Opening at the tail end of a year defined by doubt and unrest, the group exhibition “World Peace” at MoCA Westport in Connecticut—co-curated by Ruth Mannes, Liz Leggett, and Todd von Ammon—took on this widely coveted, yet almost meaninglessly abstract concept. Despite the internationalism implied by the titular phrase, the show’s intergenerational roster primarily featured artists based in the US, with the works on view foregrounding an American outlook on political strife and human struggle.
Greeting viewers at the exhibition’s entrance was Tabor Robak’s MiniJumbo (2019), a scaled-down version of a stadium jumbotron screen. In place of sports game highlights, slogans like “New Addictive Substance” and “Work Harder” slide and pop across the screens in flashy fonts, the texts algorithmically generated by a neural network trained on contemporary advertising. This critique of capitalist rhetoric was accompanied by an array of works addressing militarism and war. Corita Kent’s screen-printed collage News of the Week (1969) presents a Pop-inflected take on the mass media representation of the Vietnam War, reproducing two covers from the same week’s issues of Newsweek and Time magazines in a glaring palette of red and green. Similarly employing appropriated imagery, Julia Wachtel’s painting Target (2017) juxtaposes a silkscreen print of an armed member of a Texan militia, patrolling the border in a menacing mask, with a painting of a cartoonish a balding middle-age man contemplating a toupee and girdle, drawn from a vintage greeting card. Robert Beck’s unexpectedly seductive Wound Filler (Shot #6), 2000, takes the form of a mysterious orifice, created by shooting a hole into a mass of wound filler, commonly used by morticians.
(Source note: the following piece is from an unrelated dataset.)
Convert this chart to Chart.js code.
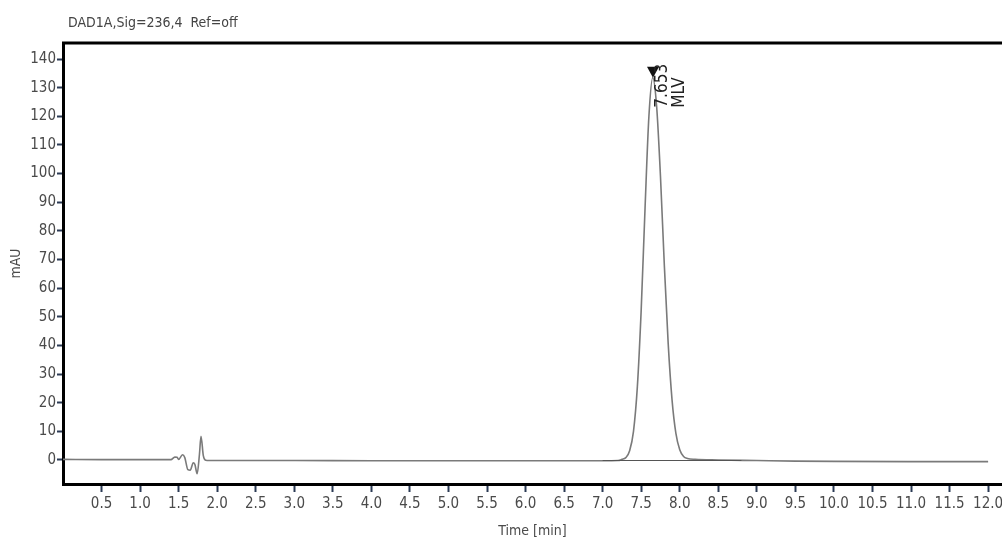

The exhibition’s larger second gallery was dominated by another text-based work, this one calling for action. A massive banner by the New Haven-based activist graphic design collective Class Action Collective, Vote for Science (2018) was suspended from the ceiling, dramatically spilling across the floor. The repurposed banner, reading HOPE FOR THE BEST, VOTE FOR SCIENCE in bold red and blue lettering, is one of many that the group installed on highway billboards across Connecticut, Florida, and Indiana during the 2018 midterm elections, in collaboration with the Union of Concerned Scientists. Some of the surrounding works conveyed humanity’s abominations, among them Cady Noland’s Untitled (Charles Manson), 1994, a collage of Xeroxed newspapers showing the notorious serial killer handcuffed during his trial. Others hinted at the cyclical nature of violence and injustice: the exhibition’s oldest work, a simple line drawing of a lynching on found cardboard by Bill Traylor—one of over 1,500 drawings the self-taught, Alabama-based artist made between 1939 and 1942—hung steps away from a documentary photograph by Spencer Platt depicting the arrest of a protestor in Portland during last summer’s Black Lives Matter uprisings (Female Protestor, 2020).
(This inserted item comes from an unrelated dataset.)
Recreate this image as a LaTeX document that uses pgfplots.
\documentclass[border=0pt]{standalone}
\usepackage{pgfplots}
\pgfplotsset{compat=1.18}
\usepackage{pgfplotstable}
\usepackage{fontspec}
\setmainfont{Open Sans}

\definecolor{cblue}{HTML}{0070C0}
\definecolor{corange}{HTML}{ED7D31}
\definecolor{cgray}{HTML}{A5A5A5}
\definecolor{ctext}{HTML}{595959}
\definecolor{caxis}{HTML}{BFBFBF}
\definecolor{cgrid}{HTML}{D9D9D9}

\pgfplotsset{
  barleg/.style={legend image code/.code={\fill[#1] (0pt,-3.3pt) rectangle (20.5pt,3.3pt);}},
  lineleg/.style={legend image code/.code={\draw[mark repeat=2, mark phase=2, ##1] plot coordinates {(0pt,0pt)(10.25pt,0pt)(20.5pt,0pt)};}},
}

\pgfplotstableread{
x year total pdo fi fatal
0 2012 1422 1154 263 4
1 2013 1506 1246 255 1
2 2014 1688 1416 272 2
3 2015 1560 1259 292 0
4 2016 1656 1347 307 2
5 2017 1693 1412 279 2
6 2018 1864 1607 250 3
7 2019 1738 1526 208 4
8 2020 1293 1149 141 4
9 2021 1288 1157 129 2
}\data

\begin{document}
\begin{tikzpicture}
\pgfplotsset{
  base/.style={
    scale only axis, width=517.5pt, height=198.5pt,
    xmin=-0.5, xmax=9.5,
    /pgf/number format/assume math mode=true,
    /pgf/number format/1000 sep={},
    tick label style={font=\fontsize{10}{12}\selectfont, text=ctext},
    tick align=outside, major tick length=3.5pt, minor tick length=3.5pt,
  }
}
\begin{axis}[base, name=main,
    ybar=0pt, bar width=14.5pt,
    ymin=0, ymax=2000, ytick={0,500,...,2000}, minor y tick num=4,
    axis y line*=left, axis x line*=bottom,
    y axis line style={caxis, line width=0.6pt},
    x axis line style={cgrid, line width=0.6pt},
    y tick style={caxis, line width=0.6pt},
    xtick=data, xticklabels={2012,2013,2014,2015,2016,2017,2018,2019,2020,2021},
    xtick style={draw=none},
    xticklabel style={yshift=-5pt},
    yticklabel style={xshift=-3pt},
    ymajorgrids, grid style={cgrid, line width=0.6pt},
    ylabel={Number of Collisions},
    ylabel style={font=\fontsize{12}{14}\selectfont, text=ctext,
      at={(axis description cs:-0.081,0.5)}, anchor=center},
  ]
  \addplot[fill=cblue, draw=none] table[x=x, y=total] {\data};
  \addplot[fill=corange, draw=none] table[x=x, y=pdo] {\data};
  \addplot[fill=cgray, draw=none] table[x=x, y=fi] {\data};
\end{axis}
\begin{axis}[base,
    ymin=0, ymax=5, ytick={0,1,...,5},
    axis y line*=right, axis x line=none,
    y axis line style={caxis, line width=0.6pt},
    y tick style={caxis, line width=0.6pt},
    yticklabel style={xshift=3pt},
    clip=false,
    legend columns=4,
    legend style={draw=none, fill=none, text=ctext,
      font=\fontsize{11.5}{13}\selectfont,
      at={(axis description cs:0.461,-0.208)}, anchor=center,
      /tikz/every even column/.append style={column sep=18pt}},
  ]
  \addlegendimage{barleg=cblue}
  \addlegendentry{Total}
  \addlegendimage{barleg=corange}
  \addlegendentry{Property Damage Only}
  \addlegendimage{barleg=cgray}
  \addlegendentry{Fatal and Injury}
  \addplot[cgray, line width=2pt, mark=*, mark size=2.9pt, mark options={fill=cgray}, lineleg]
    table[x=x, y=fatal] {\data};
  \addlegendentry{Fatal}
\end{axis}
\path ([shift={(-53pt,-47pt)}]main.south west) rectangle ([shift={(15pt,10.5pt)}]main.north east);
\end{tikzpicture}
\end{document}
When I visited the show, Mannes told me that the title was inspired by a 1996 video installation by Bruce Nauman, in which five figures—one per screen—talk over one another, exchanging pleasantries (“I’ll talk, you listen” and vice versa) that ultimately turn aggressive (“If you say it once more, I’ll kill you.”). The exhibition reflected a similar skepticism about the idea of “world peace,” with the works on view highlighting atrocities, inequalities, and social fractures that can’t be simply wished away.